The PUC traced the billing glitches to the area code change because the billing errors began about a month after the Twin Cities' West Metro began an 11-month period of "permissive dialing" in February. During permissive dialing, either the new area codes or the old 612 code will work. On Jan. 14, only the new codes will work.

The 763 and 952 area codes serve the west-northwest and the west-southwest portions of the Twin Cities, respectively. Interstate Hwy. 394 is the rough dividing line.

The new codes have been added in the Twin Cities, as new codes have be added nationwide, because of the need for additional phone numbers for new local telephone competitors, pagers, wireless phones, computers, fax machines and second telephone lines.

Sprint blamed the billing glitch on an error in its software, which was unable to correctly convert telephone numbers in the affected regions to the new 763 or 952 codes.

Richard Goulet, Sprint's director of consumer operations in Kansas City, Mo., said Sprint's software mistakenly read an order to change a telephone number's area code as an order to add a second telephone line to a house. In addition, software erroneously replaced the existing customer accounts with the orders for second lines, in effect creating new customer accounts. The new accounts were then assigned to generic rate plans rather than the plans those customers had chosen.

Goulet said Sprint found out about the problem in March, when customers started to complain. Customers were given credits on their bills and returned to their original calling plans.

"We think we've got it fixed. We made billing adjustments in the April-May timeframe," Goulet said.

Both MCI Worldcom and AT&T promised to find out what impact the area code change has had on their customers, but neither had responded to a reporter's inquiries by Tuesday evening.

But it appears that some MCI Worldcom glitches haven't been resolved. An Edina resident and Star Tribune employee last week said he called MCI Worldcom after discovering he had been switched to a higher-priced calling plan without his knowledge. An MCI Worldcom representative told him the code change caused the problem. Edina is in the new 952 area code.

The PUC got involved in response to consumer complaints.

"We had a handful of complaints from AT&T, MCI Worldcom and Sprint customers," said Tracy Smetana, a PUC consumer mediator. "They were all the same issue: The area code changed and the person got bumped off his or her rate plan. The same thing has happened in other states where there were area code changes."

Goulet said the code change affected Twin Cities Sprint customers because US West used a new technology called a "line-level area code split" to create the two new area codes. That technique requires that thousands of telephone numbers be switched one at a time to the new code. It was those thousands of change orders that Sprint's software didn't handle properly, he said.
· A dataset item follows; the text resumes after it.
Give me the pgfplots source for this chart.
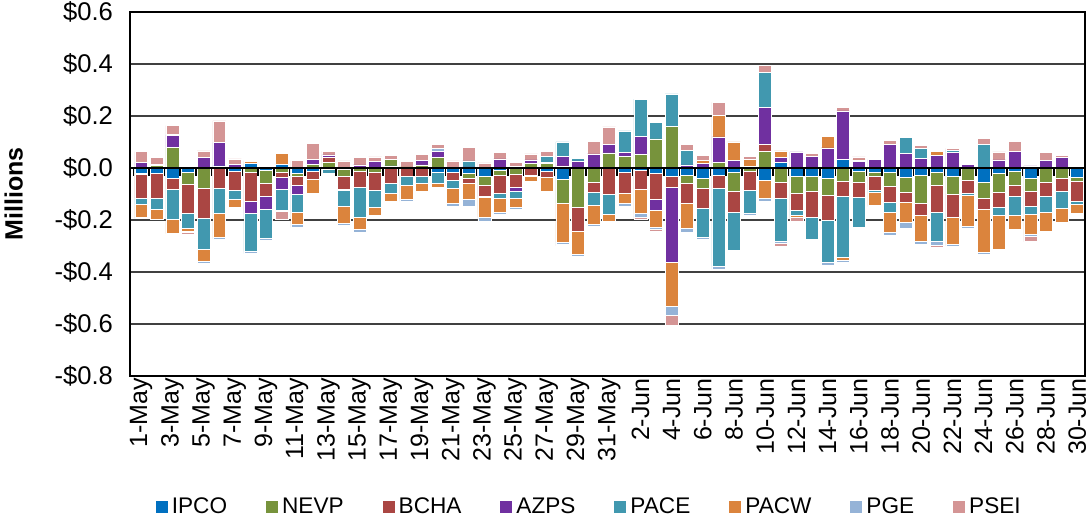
\documentclass[border=0pt]{standalone}
\usepackage{pgfplots}
\pgfplotsset{compat=1.18}
\usepackage{pgfplotstable}
\usepackage{fontspec}
\setmainfont{Liberation Sans}

\definecolor{cIPCO}{HTML}{0070C0}
\definecolor{cNEVP}{HTML}{77933C}
\definecolor{cBCHA}{HTML}{AA4643}
\definecolor{cAZPS}{HTML}{7030A0}
\definecolor{cPACE}{HTML}{4198AF}
\definecolor{cPACW}{HTML}{DB843D}
\definecolor{cPGE}{HTML}{95B3D7}
\definecolor{cPSEI}{HTML}{D49595}

\newcommand\fs{\fontsize{12.5}{15}\selectfont}
\newcommand\fy{\fontsize{12.8}{15}\selectfont}
\newcommand\fl{\fontsize{11.3}{14}\selectfont}

% daily values, $ millions (1-May .. 30-Jun)
\pgfplotstableread{
idx IPCO NEVP BCHA AZPS PACE PACW PGE PSEI
0 -0.019 -0.006 -0.090 0.022 -0.023 -0.051 -0.006 0.041
1 -0.019 0.010 -0.099 0.004 -0.040 -0.038 0 0.028
2 -0.038 0.079 -0.042 0.047 -0.119 -0.053 0.004 0.033
3 -0.015 -0.046 -0.114 0.003 -0.058 -0.010 -0.003 -0.008
4 0 -0.077 -0.115 0.042 -0.119 -0.049 -0.006 0.024
5 0.008 0 -0.077 0.090 -0.096 -0.095 -0.005 0.083
6 -0.013 0 -0.073 0.015 -0.036 -0.028 -0.003 0.020
7 0.017 -0.017 -0.111 -0.047 -0.145 0.008 -0.009 0.003
8 -0.010 -0.047 -0.051 -0.049 -0.112 0 -0.008 0.006
9 0.015 -0.017 -0.019 -0.045 -0.082 0.042 -0.004 -0.032
10 -0.019 -0.013 -0.033 -0.035 -0.071 -0.044 -0.013 0.028
11 -0.013 0.015 -0.030 0.019 0 -0.056 0 0.060
12 -0.006 0.022 0.019 0.009 -0.013 -0.006 0 0.015
13 -0.005 -0.026 -0.051 -0.005 -0.060 -0.064 -0.008 0.027
14 0 -0.013 -0.060 0.012 -0.115 -0.046 -0.012 0.028
15 0 -0.017 -0.067 0.024 -0.067 -0.029 -0.006 0.019
16 0.008 0.026 -0.058 0 -0.041 -0.029 -0.004 0.015
17 0 0.004 -0.032 0 -0.036 -0.051 -0.009 0.020
18 0 0.012 -0.032 0.017 -0.026 -0.030 0 0.022
19 -0.015 0.041 0 0.022 -0.042 -0.019 0.012 0.017
20 -0.017 0 -0.032 0 -0.028 -0.058 -0.013 0.027
21 -0.022 -0.019 -0.017 0.004 0.023 -0.062 -0.026 0.053
22 -0.033 -0.035 -0.041 -0.004 0 -0.077 -0.014 0.020
23 -0.010 -0.019 -0.067 0.035 -0.022 -0.051 -0.010 0.026
24 0.006 -0.023 -0.053 -0.012 -0.028 -0.035 -0.006 0.015
25 0 0.019 -0.029 0.012 -0.004 -0.019 0 0.023
26 -0.013 0.019 -0.023 0.004 0.021 -0.054 0 0.021
27 -0.045 -0.092 0.008 0.037 0.055 -0.147 -0.010 -0.005
28 0 -0.151 -0.091 0.027 0.009 -0.091 -0.005 0
29 0 -0.053 -0.042 0.054 -0.047 -0.073 -0.009 0.047
30 0 0.058 -0.100 0.033 -0.077 -0.029 0 0.067
31 -0.015 0.046 -0.083 0.015 0.082 -0.038 -0.010 0
32 -0.010 0.053 -0.070 0.068 0.144 -0.096 -0.015 -0.006
33 -0.022 0.112 -0.097 -0.045 0.064 -0.063 -0.008 -0.008
34 -0.031 0.159 -0.045 -0.285 0.126 -0.172 -0.035 -0.037
35 -0.028 -0.031 -0.078 0.012 0.055 -0.095 -0.014 0.024
36 -0.040 -0.037 -0.076 0.018 -0.115 0.010 -0.005 0.021
37 -0.027 0.021 -0.051 0.099 -0.299 0.082 -0.012 0.050
38 -0.015 -0.073 -0.083 0.029 -0.144 0.071 0 0
39 0 -0.012 -0.072 0.005 -0.092 0.029 -0.005 0.012
40 -0.047 0.063 0.028 0.141 0.135 -0.071 -0.010 0.028
41 0.021 -0.056 -0.060 0.019 -0.167 0.026 -0.008 -0.010
42 -0.031 -0.068 -0.062 0.062 -0.022 -0.006 0 -0.015
43 -0.033 -0.058 -0.100 0.046 -0.083 0 0 0.009
44 -0.041 -0.064 -0.095 0.077 -0.164 0.045 -0.009 0
45 0.033 -0.050 -0.058 0.187 -0.237 -0.010 -0.009 0.012
46 -0.013 -0.041 -0.060 0.026 -0.113 0.005 0 0.012
47 -0.018 -0.012 -0.055 0.032 -0.008 -0.051 -0.005 0
48 -0.018 -0.051 -0.064 0.090 -0.036 -0.077 -0.013 0.015
49 -0.036 -0.059 -0.035 0.055 0.064 -0.078 -0.024 -0.004
50 -0.028 -0.108 -0.046 0.036 0.040 -0.101 -0.010 0.012
51 -0.015 -0.051 -0.106 0.049 -0.109 0.015 -0.017 -0.005
52 -0.033 -0.068 -0.090 0.059 0.010 -0.104 -0.005 0.006
53 0 -0.046 -0.053 0.015 -0.005 -0.122 -0.005 0
54 -0.055 -0.062 -0.041 0 0.091 -0.167 -0.005 0.024
55 -0.019 -0.076 -0.056 0.031 -0.031 -0.131 0 0.031
56 -0.013 -0.053 -0.044 0.065 -0.071 -0.056 -0.004 0.036
57 -0.038 -0.050 -0.059 0.008 -0.031 -0.077 -0.006 -0.022
58 0 -0.056 -0.054 0.028 -0.059 -0.074 0 0.031
59 0 -0.041 -0.050 0.041 -0.065 -0.051 0 0.008
60 -0.037 -0.013 -0.078 0.003 -0.013 -0.033 0 0.004
}\data

\pgfplotsset{
  common/.style={
    at={(0,0)}, anchor=south west, scale only axis,
    width=477.5pt, height=182pt,
    xmin=-0.72, xmax=60.5, ymin=-0.8, ymax=0.6,
    ybar stacked, bar width=0.83,
    every axis plot/.append style={draw=white, line width=0.25pt},
  },
}

\begin{document}
\begin{tikzpicture}
% positive parts stack up from zero (with frame, grid, labels, legend)
\begin{axis}[common,
    ytick={-0.8,-0.6,-0.4,-0.2,0,0.2,0.4,0.6},
    yticklabels={-\$0.8,-\$0.6,-\$0.4,-\$0.2,\$0.0,\$0.2,\$0.4,\$0.6},
    xtick={0,2,...,60},
    xticklabels={1-May,3-May,5-May,7-May,9-May,11-May,13-May,15-May,17-May,19-May,21-May,23-May,25-May,27-May,29-May,31-May,2-Jun,4-Jun,6-Jun,8-Jun,10-Jun,12-Jun,14-Jun,16-Jun,18-Jun,20-Jun,22-Jun,24-Jun,26-Jun,28-Jun,30-Jun},
    xticklabel style={rotate=90, anchor=east, font=\fs, inner sep=1pt},
    yticklabel style={font=\fy, xshift=-5pt},
    major tick length=0pt,
    ymajorgrids, grid style={black!75, line width=0.6pt},
    axis line style={black, line width=0.9pt},
    ylabel={Millions}, ylabel style={font=\bfseries\fs}, ylabel shift=9pt,
    legend columns=8,
    legend style={at={(0.482,-0.36)}, anchor=center, draw=none, font=\fl,
        /tikz/every even column/.append style={column sep=17.5pt},
        /tikz/every odd column/.append style={column sep=0pt}},
    legend image code/.code={\path[#1, draw=none] (0pt,-2.8pt) rectangle (6pt,3.2pt);},
]
\addplot[fill=cIPCO] table[x=idx, y expr={max(\thisrow{IPCO},0)}] {\data};
\addplot[fill=cNEVP] table[x=idx, y expr={max(\thisrow{NEVP},0)}] {\data};
\addplot[fill=cBCHA] table[x=idx, y expr={max(\thisrow{BCHA},0)}] {\data};
\addplot[fill=cAZPS] table[x=idx, y expr={max(\thisrow{AZPS},0)}] {\data};
\addplot[fill=cPACE] table[x=idx, y expr={max(\thisrow{PACE},0)}] {\data};
\addplot[fill=cPACW] table[x=idx, y expr={max(\thisrow{PACW},0)}] {\data};
\addplot[fill=cPGE]  table[x=idx, y expr={max(\thisrow{PGE},0)}] {\data};
\addplot[fill=cPSEI] table[x=idx, y expr={max(\thisrow{PSEI},0)}] {\data};
\legend{IPCO,NEVP,BCHA,AZPS,PACE,PACW,PGE,PSEI}
\end{axis}

% negative parts stack down from zero, zero line with category ticks on top
\begin{axis}[common,
    axis y line=none, axis x line=middle,
    x axis line style={-, black, line width=0.9pt},
    xtick={-0.5,0.5,...,59.5}, xticklabels={}, ytick=\empty,
    tick align=outside, major tick length=4pt,
    xtick style={black, line width=0.8pt},
    axis on top,
]
\addplot[fill=cIPCO] table[x=idx, y expr={min(\thisrow{IPCO},0)}] {\data};
\addplot[fill=cNEVP] table[x=idx, y expr={min(\thisrow{NEVP},0)}] {\data};
\addplot[fill=cBCHA] table[x=idx, y expr={min(\thisrow{BCHA},0)}] {\data};
\addplot[fill=cAZPS] table[x=idx, y expr={min(\thisrow{AZPS},0)}] {\data};
\addplot[fill=cPACE] table[x=idx, y expr={min(\thisrow{PACE},0)}] {\data};
\addplot[fill=cPACW] table[x=idx, y expr={min(\thisrow{PACW},0)}] {\data};
\addplot[fill=cPGE]  table[x=idx, y expr={min(\thisrow{PGE},0)}] {\data};
\addplot[fill=cPSEI] table[x=idx, y expr={min(\thisrow{PSEI},0)}] {\data};
\end{axis}

\pgfresetboundingbox
\path[use as bounding box] (-65pt,-73.5pt) rectangle (479.5pt,188pt);
\end{tikzpicture}
\end{document}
US West, which provides local telephone service to most of the Twin Cities, said it had to use the new technology along the boundaries of the new area codes in order to meet the PUC's requirement that area codes conform to city borders where possible. Normally the telephone network is managed by large geographic areas of the Twin Cities that don't match city borders, said Bryce Hallowell, a spokesman for Denver-based US West.

Hallowell said the fault for such area code-related errors clearly lies with the long-distance companies, not with US West.

"We notified all the long-distance carriers about the area code change back in February. At that point the long-distance carriers had to make changes to their billing records," Hallowell said.